Humour, Silliness, Jokes, whatever
Intelligent, eloquent, highly educated: we all know how wonderful the medical profession is. It must be just too much work, and too much to think about that occasionally results in doctors and nurses having trouble with their worms when filling in patients' medical records.
- The lab test indicated abnormal lover function.
- The baby was delivered, the cord clamped and cut, and handed to the pediatrician, who breathed and cried immediately.
- Exam of genitalia reveals that he is circus sized.
- She is numb from her toes down.
- Exam of genitalia was completely negative except for the right foot
- When she fainted, her eyes rolled around the room.
- Whilst in Casualty she was examined, X-rated and sent home.
- Patient was released to outpatient department without dressing.
- I have suggested that he loosen his pants before standing, and then, when he stands with the help of his wife, they should fall to the floor.
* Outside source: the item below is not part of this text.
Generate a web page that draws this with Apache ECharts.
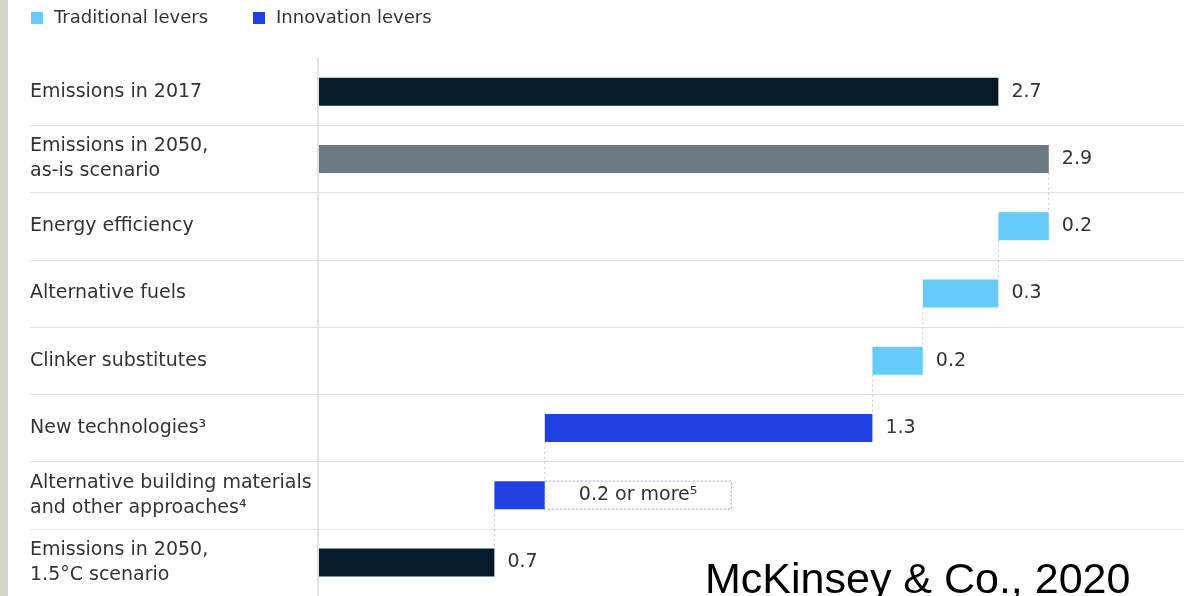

- On the second day the knee was better and on the third day it had completely disappeared.
- The patient has been depressed ever since she began seeing me in 1983.
- Healthy-appearing, decrepit 69 year old male, mentally alert but forgetful.
- Patient has left his white blood cells at another hospital.
- She slipped on the ice and apparently her legs went in separate directions in early December.
- He had a left-toe amputation one month ago. He also had a left-knee amputation last year.
- The patient refused an autopsy.
- The patient left the hospital feeling much better except for her original complaints.